## Exercise
From the entries that follow, list every line in which the string "Output" appears.

Entries taken from a collection:
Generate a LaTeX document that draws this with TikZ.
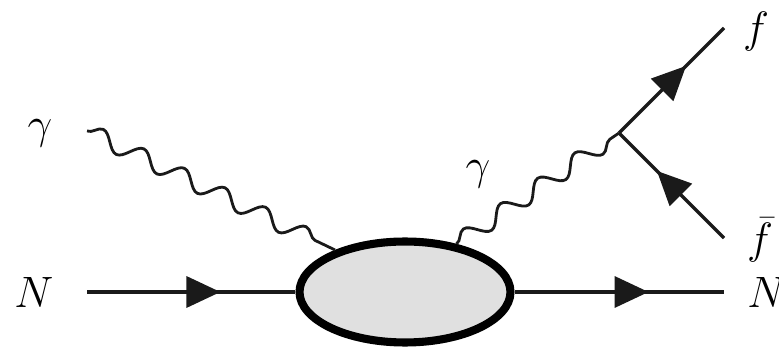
\RequirePackage{fix-cm}
\documentclass[tikz,border=0pt]{standalone}
\usepackage{amsmath,amssymb}
\usepackage{tikz}
\usetikzlibrary{arrows.meta,decorations.pathmorphing,decorations.markings,shapes.geometric}
\definecolor{BlobGray}{HTML}{E0E0E0}
\definecolor{LineBlack}{HTML}{1A1A1A}
\tikzset{
  fermion/.style={line width=2pt,draw=LineBlack,postaction={decorate},
    decoration={markings,mark=at position #1 with {\arrow{Triangle[length=0.68cm,width=0.62cm]}}}},
  fermion/.default=0.64,
  photon/.style={line width=1.6pt,draw=LineBlack,decorate,
    decoration={snake,segment length=0.9cm,amplitude=0.17cm}},
  lbl/.style={font=\fontsize{25}{30}\selectfont},
}

\begin{document}
\begin{tikzpicture}[x=0.02cm,y=-0.02cm]
  \useasboundingbox (0,0) rectangle (779,348);
  \node[ellipse,draw=black,line width=4.6pt,fill=BlobGray,minimum width=4.22cm,minimum height=2.02cm,inner sep=0pt] (blob) at (405,292) {};
  \coordinate (nin) at (87,292);
  \coordinate (nout) at (724,292);
  \coordinate (gin) at (87,131);
  \coordinate (vtx) at (619,133);
  \coordinate (fend) at (724,28);
  \coordinate (fbend) at (724,238);
  \node[lbl] (Nin) at (34,292) {$N$};
  \node[lbl] (Nout) at (767,292) {$N$};
  \node[lbl] (gamin) at (40,133) {$\gamma$};
  \node[lbl] (gamout) at (478,174) {$\gamma$};
  \node[lbl] (flab) at (756,32) {$f$};
  \node[lbl] (fblab) at (760,240) {$\bar f$};
  \draw[fermion] (nin) -- (blob.west);
  \draw[fermion] (blob.east) -- (nout);
  \draw[photon] (gin) -- (blob.149);
  \draw[photon] (blob.43) -- (vtx);
  \draw[fermion] (vtx) -- (fend);
  \draw[fermion] (fbend) -- (vtx);
\end{tikzpicture}
\end{document}
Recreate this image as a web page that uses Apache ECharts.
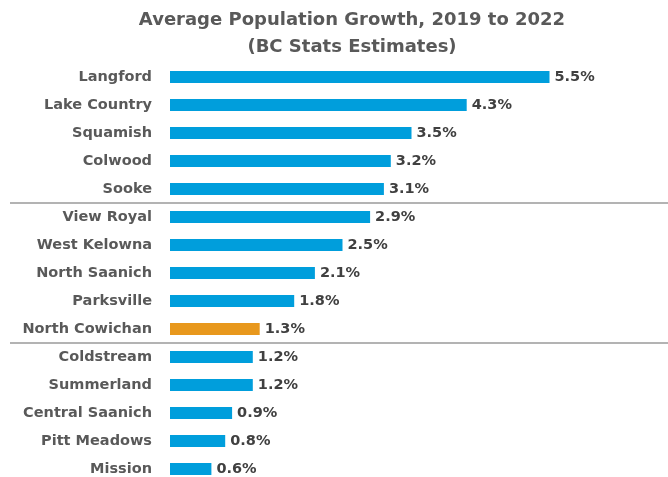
<!DOCTYPE html>
<html>
<head>
<meta charset="utf-8">
<script src="https://cdn.jsdelivr.net/npm/echarts@6/dist/echarts.min.js"></script>
<style>
html,body{margin:0;padding:0;background:#fff;overflow:hidden;}
#c{width:668px;height:490px;}
</style>
</head>
<body>
<div id="c"></div>
<script>
const titleText = 'Average Population Growth, 2019 to 2022\n(BC Stats Estimates)';
const categories = ['Langford','Lake Country','Squamish','Colwood','Sooke','View Royal','West Kelowna','North Saanich','Parksville','North Cowichan','Coldstream','Summerland','Central Saanich','Pitt Meadows','Mission'];
const growth = [5.5,4.3,3.5,3.2,3.1,2.9,2.5,2.1,1.8,1.3,1.2,1.2,0.9,0.8,0.6];
const highlighted = 'North Cowichan';
const separatorsAfter = ['Sooke','North Cowichan'];

const FONT = 'DejaVu Sans';
const chart = echarts.init(document.getElementById('c'));
chart.setOption({
  animation:false,
  title:{
    text:titleText, left:347, top:2, textAlign:'center',
    textStyle:{fontFamily:FONT,fontSize:18,fontWeight:'bold',color:'#595959',lineHeight:27}
  },
  grid:{left:170, top:63, width:414, height:420, containLabel:false},
  xAxis:{type:'value', min:0, max:6, show:false},
  yAxis:{
    type:'category', data:categories, inverse:true,
    axisLine:{show:false}, axisTick:{show:false}, splitLine:{show:false},
    axisLabel:{margin:18, fontFamily:FONT, fontSize:14.5, fontWeight:'bold', color:'#595959'}
  },
  series:[{
    type:'bar', barWidth:12,
    data:growth.map((v,i)=>({value:v, itemStyle:{color: categories[i]===highlighted ? '#E8981D' : '#009EDC'}})),
    label:{show:true, position:'right', distance:5, formatter:p=>p.value.toFixed(1)+'%',
      fontFamily:FONT, fontSize:14.5, fontWeight:'bold', color:'#404040'}
  }]
});
const lines = separatorsAfter.map(name=>{
  const i = categories.indexOf(name);
  const y = (chart.convertToPixel({yAxisIndex:0}, categories[i]) + chart.convertToPixel({yAxisIndex:0}, categories[i+1]))/2;
  return {type:'line', shape:{x1:10,y1:y,x2:668,y2:y}, style:{stroke:'#9a9a9a', lineWidth:1.5}};
});
chart.setOption({graphic:lines});
</script>
</body>
</html>
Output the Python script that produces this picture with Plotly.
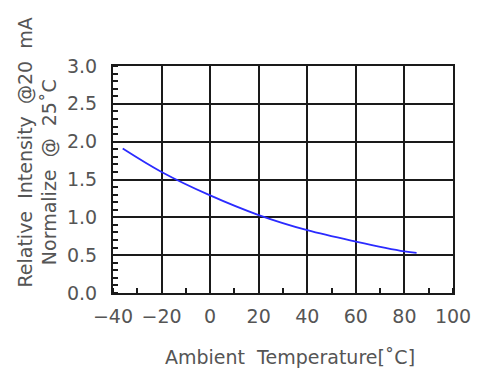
import plotly.graph_objects as go

temperature = [-36, -20, 0, 20, 40, 60, 80, 85]
relative_intensity = [1.91, 1.60, 1.29, 1.03, 0.83, 0.68, 0.55, 0.53]

x_ticks = [-40, -20, 0, 20, 40, 60, 80, 100]
y_ticks = [0.0, 0.5, 1.0, 1.5, 2.0, 2.5, 3.0]

FONT = "DejaVu Sans"
GRAY = "#555555"
DARK = "#1a1a1a"

# page offset of 8px (body margin) is absorbed by a slightly smaller figure
W, H = 475, 361
L, T, PW, PH = 105, 58, 346, 227

def px_to_paper_x(page_x):
    return (page_x - 8 - L) / PW

def px_to_paper_y(page_y):
    return 1 - (page_y - 8 - T) / PH

fig = go.Figure()
fig.add_trace(go.Scatter(
    x=temperature, y=relative_intensity, mode="lines",
    line=dict(color="#2b2bff", width=1.8, shape="spline"),
    showlegend=False, hoverinfo="skip"))

fig.update_layout(
    width=W, height=H,
    margin=dict(l=L, r=W - L - PW, t=T, b=H - T - PH),
    paper_bgcolor="white", plot_bgcolor="white",
    font=dict(family=FONT, color=GRAY, size=19),
    xaxis=dict(range=[-40, 100], tickvals=x_ticks,
               ticktext=[("\u2212" + str(-v)) if v < 0 else str(v) for v in x_ticks],
               showgrid=True, gridcolor=DARK, gridwidth=1.6,
               showline=True, linecolor=DARK, linewidth=2, mirror=True,
               zeroline=False, ticks="", ticklabelstandoff=5,
               minor=dict(dtick=10, tick0=0, ticks="inside", ticklen=5, tickcolor=DARK, tickwidth=1.5, showgrid=False),
               tickfont=dict(size=19, color=GRAY, family=FONT)),
    yaxis=dict(range=[0, 3], tickvals=y_ticks, ticktext=[f"{v:.1f}" for v in y_ticks],
               showgrid=True, gridcolor=DARK, gridwidth=1.6,
               showline=True, linecolor=DARK, linewidth=2, mirror=True,
               zeroline=False, ticks="", ticklabelstandoff=10,
               minor=dict(dtick=0.1, tick0=0, ticks="inside", ticklen=5, tickcolor=DARK, tickwidth=1.5, showgrid=False),
               tickfont=dict(size=19, color=GRAY, family=FONT)),
    annotations=[
        dict(text="Ambient  Temperature[\u02daC]", xref="paper", yref="paper",
             x=px_to_paper_x(293), y=px_to_paper_y(357),
             xanchor="center", yanchor="middle", showarrow=False, font=dict(size=19, color=GRAY, family=FONT)),
        dict(text="Relative  Intensity  @20  mA", xref="paper", yref="paper",
             x=px_to_paper_x(23), y=px_to_paper_y(153),
             xanchor="center", yanchor="middle", textangle=-90, showarrow=False, font=dict(size=19, color=GRAY, family=FONT)),
        dict(text="Normalize  @  25\u02daC", xref="paper", yref="paper",
             x=px_to_paper_x(48), y=px_to_paper_y(172),
             xanchor="center", yanchor="middle", textangle=-90, showarrow=False, font=dict(size=19, color=GRAY, family=FONT)),
    ],
)

fig.write_html("out.html")
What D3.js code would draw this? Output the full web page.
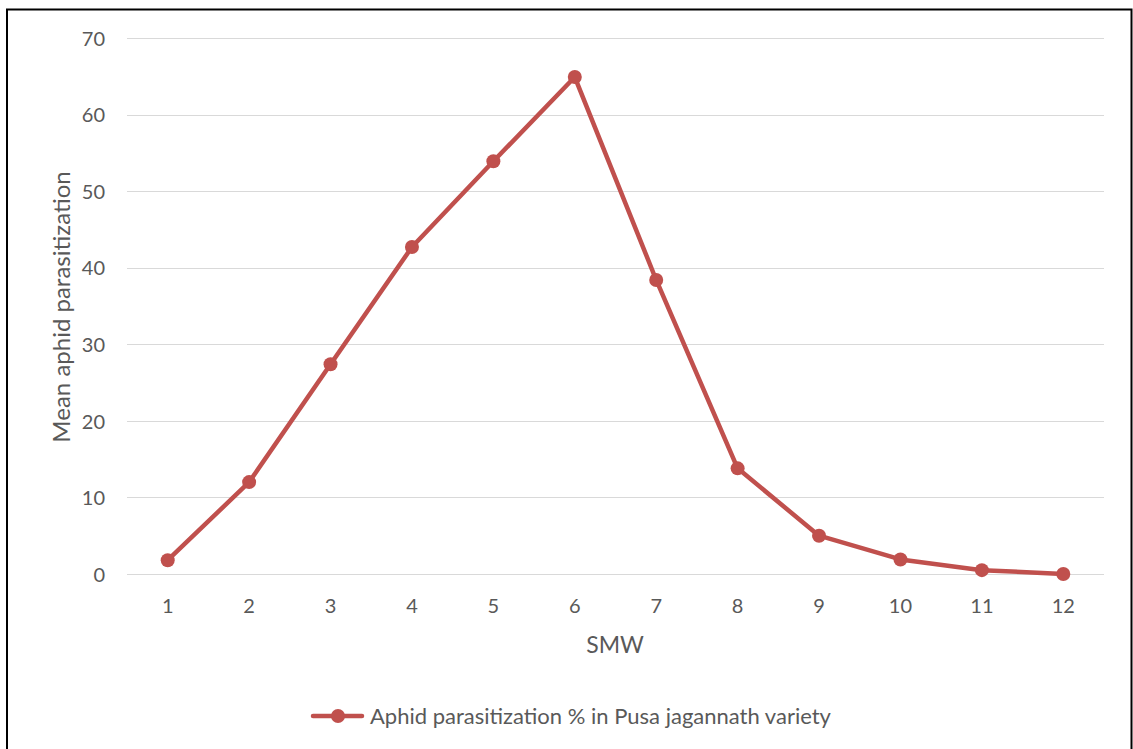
<!DOCTYPE html>
<html>
<head>
<meta charset="utf-8">
<script src="https://cdn.jsdelivr.net/npm/d3@7"></script>
<style>
  html, body { margin: 0; padding: 0; background: #fff; }
  svg { display: block; }
  text { font-family: Lato, "Open Sans", sans-serif; fill: #595959; }
</style>
</head>
<body>
<script>
// Standard meteorological weeks and mean parasitization (%)
const weeks = ["1", "2", "3", "4", "5", "6", "7", "8", "9", "10", "11", "12"];
const parasitization = [1.8, 12.0, 27.4, 42.7, 53.9, 64.9, 38.4, 13.8, 5.0, 1.9, 0.5, 0.0];
const yTicks = [0, 10, 20, 30, 40, 50, 60, 70];
const seriesName = "Aphid parasitization % in Pusa jagannath variety";
const xTitle = "SMW";
const yTitle = "Mean aphid parasitization";

const W = 1133, H = 749;
const plot = { left: 127, right: 1104, top: 38, bottom: 574 };
const lineColor = "#C0504D";
const font = "Lato, 'Open Sans', sans-serif";

const svg = d3.select("body").append("svg").attr("width", W).attr("height", H);

// outer frame
svg.append("rect")
  .attr("x", 7).attr("y", 9.5)
  .attr("width", 1124.5).attr("height", 760)
  .attr("fill", "none").attr("stroke", "#000").attr("stroke-width", 2);

const x = d3.scaleBand().domain(weeks).range([plot.left, plot.right]);
const y = d3.scaleLinear().domain([0, 70]).range([plot.bottom, plot.top]);

// horizontal gridlines
svg.append("g").selectAll("line").data(yTicks).join("line")
  .attr("x1", plot.left).attr("x2", plot.right)
  .attr("y1", d => Math.round(y(d)) + 0.5).attr("y2", d => Math.round(y(d)) + 0.5)
  .attr("stroke", "#D9D9D9").attr("stroke-width", 1);

// y axis labels
const yAxis = d3.axisLeft(y).tickValues(yTicks).tickSize(0).tickPadding(0);
const gy = svg.append("g").attr("transform", `translate(${plot.left - 22},0)`).call(yAxis);
gy.select(".domain").remove();
gy.selectAll("text").style("font-size", "20px").attr("fill", "#595959")
  .style("font-family", font).attr("dy", "0.36em");

// x axis labels
const xAxis = d3.axisBottom(x).tickSize(0).tickPadding(0);
const gx = svg.append("g").attr("transform", `translate(0,${plot.bottom})`).call(xAxis);
gx.select(".domain").remove();
gx.selectAll("text").style("font-size", "20px").attr("fill", "#595959")
  .style("font-family", font).attr("y", 39).attr("dy", null);

// axis titles
svg.append("text")
  .attr("x", 615).attr("y", 653)
  .attr("text-anchor", "middle").style("font-size", "23px")
  .text(xTitle);

svg.append("text")
  .attr("transform", `translate(70,${(167 + 447) / 2}) rotate(-90)`)
  .attr("text-anchor", "middle").style("font-size", "24px")
  .text(yTitle);

// series line
const cx = (d, i) => x(weeks[i]) + x.bandwidth() / 2;
const line = d3.line().x((d, i) => cx(d, i)).y(d => y(d));

svg.append("path")
  .datum(parasitization)
  .attr("d", line)
  .attr("fill", "none")
  .attr("stroke", lineColor)
  .attr("stroke-width", 4.5)
  .attr("stroke-linejoin", "round")
  .attr("stroke-linecap", "round");

svg.append("g").selectAll("circle").data(parasitization).join("circle")
  .attr("cx", (d, i) => cx(d, i))
  .attr("cy", d => y(d))
  .attr("r", 7)
  .attr("fill", lineColor);

// legend
const lg = svg.append("g").attr("transform", "translate(0,716)");
lg.append("line")
  .attr("x1", 313).attr("x2", 362).attr("y1", 0).attr("y2", 0)
  .attr("stroke", lineColor).attr("stroke-width", 4.5).attr("stroke-linecap", "round");
lg.append("circle").attr("cx", 338).attr("cy", 0).attr("r", 7).attr("fill", lineColor);
lg.append("text")
  .attr("x", 370).attr("y", 0).attr("dy", "0.36em")
  .style("font-size", "22px")
  .text(seriesName);
</script>
</body>
</html>
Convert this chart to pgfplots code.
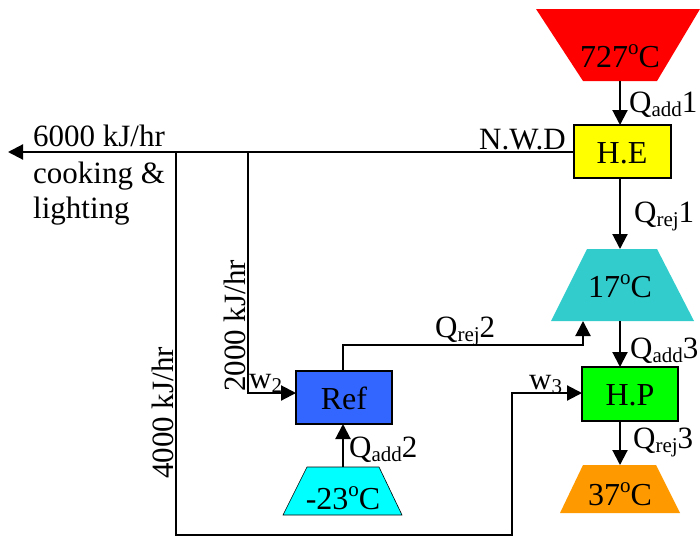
\documentclass[border=0pt]{standalone}
\usepackage{pgfplots}
\pgfplotsset{compat=1.18}
\usepackage{fontspec}
\setmainfont{Liberation Serif}
\usetikzlibrary{arrows.meta}
\definecolor{cred}{RGB}{255,0,0}
\definecolor{cyel}{RGB}{255,255,0}
\definecolor{cteal}{RGB}{51,204,204}
\definecolor{cblue}{RGB}{51,102,255}
\definecolor{ccyan}{RGB}{0,255,255}
\definecolor{cgreen}{RGB}{0,255,0}
\definecolor{corange}{RGB}{255,153,0}
\newcommand{\sub}[1]{\raisebox{-0.35ex}{\fontsize{21}{21}\selectfont #1}}
\newcommand{\dg}{\raisebox{0.9ex}{\fontsize{21}{21}\selectfont o}}
\tikzset{t/.style={font=\fontsize{31}{34}\selectfont, inner sep=0pt},
  tb/.style={font=\fontsize{32}{34}\selectfont, inner sep=0pt}}
\begin{document}
\begin{tikzpicture}
\begin{axis}[width=700pt,height=538pt,scale only axis,
  xmin=0,xmax=700,ymin=0,ymax=538,y dir=reverse,hide axis,clip=false]
% reservoirs (trapezoids)
\addplot[fill=cred,draw=none] coordinates {(536,9) (700,9) (657,81) (583,81)} --cycle;
\addplot[fill=cteal,draw=none] coordinates {(587,249) (657,249) (694,321) (551,321)} --cycle;
\addplot[fill=ccyan,draw=black,line width=0.6pt] coordinates {(307,467) (379,467) (402,515) (283,515)} --cycle;
\addplot[fill=corange,draw=none] coordinates {(583,465) (656,465) (680,513) (560,513)} --cycle;
% boxes
\addplot[fill=cyel,draw=black,line width=1.8pt] coordinates {(574,125) (671,125) (671,178) (574,178)} --cycle;
\addplot[fill=cblue,draw=black,line width=1.8pt] coordinates {(296,371) (392,371) (392,424) (296,424)} --cycle;
\addplot[fill=cgreen,draw=black,line width=1.8pt] coordinates {(582,367) (678,367) (678,421) (582,421)} --cycle;
% connections
\pgfplotsset{conn/.style={black,line width=2.1pt},
  arr/.style={conn,-{Triangle[length=15pt,width=15pt]}}}
\addplot[arr] coordinates {(620,81) (620,125)};
\addplot[arr] coordinates {(620,178) (620,249)};
\addplot[arr] coordinates {(620,321) (620,367)};
\addplot[arr] coordinates {(620,421) (620,465)};
\addplot[arr] coordinates {(574,152) (8,152)};
\addplot[arr] coordinates {(248,152) (248,393) (296,393)};
\addplot[arr] coordinates {(176,152) (176,535) (512,535) (512,393) (582,393)};
\addplot[arr] coordinates {(343,467) (343,424)};
\addplot[arr] coordinates {(343,371) (343,345) (583,345) (583,321)};
% texts
\node[tb] at (axis cs:620,56) {727\dg C};
\node[tb] at (axis cs:622,153) {H.E};
\node[tb] at (axis cs:620,286) {17\dg C};
\node[tb] at (axis cs:344,398) {Ref};
\node[tb] at (axis cs:630,395) {H.P};
\node[tb] at (axis cs:343,498) {-23\dg C};
\node[tb] at (axis cs:620,494) {37\dg C};
\node[t,anchor=base west] at (axis cs:629,112) {Q\sub{add}1};
\node[t,anchor=base west] at (axis cs:634,222) {Q\sub{rej}1};
\node[t,anchor=base west] at (axis cs:630,358) {Q\sub{add}3};
\node[t,anchor=base west] at (axis cs:633,448) {Q\sub{rej}3};
\node[t,anchor=base west] at (axis cs:349,457) {Q\sub{add}2};
\node[t,anchor=base west] at (axis cs:435,337) {Q\sub{rej}2};
\node[t,anchor=base west] at (axis cs:249,388) {w\sub{2}};
\node[t,anchor=base west] at (axis cs:529,389) {w\sub{3}};
\node[t,anchor=base east] at (axis cs:566,149) {N.W.D};
\node[t,anchor=base west] at (axis cs:33,146) {6000 kJ/hr};
\node[t,anchor=base west] at (axis cs:33,183) {cooking \&};
\node[t,anchor=base west] at (axis cs:33,218) {lighting};
\node[t,rotate=90] at (axis cs:235,326) {2000 kJ/hr};
\node[t,rotate=90] at (axis cs:163,413) {4000 kJ/hr};
\end{axis}
\pgfresetboundingbox
\useasboundingbox (0,0) rectangle (700pt,538pt);
\end{tikzpicture}
\end{document}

## Result of this task
Output the Python script that produces this picture with Plotly.
What D3.js code would draw this? Output the full web page.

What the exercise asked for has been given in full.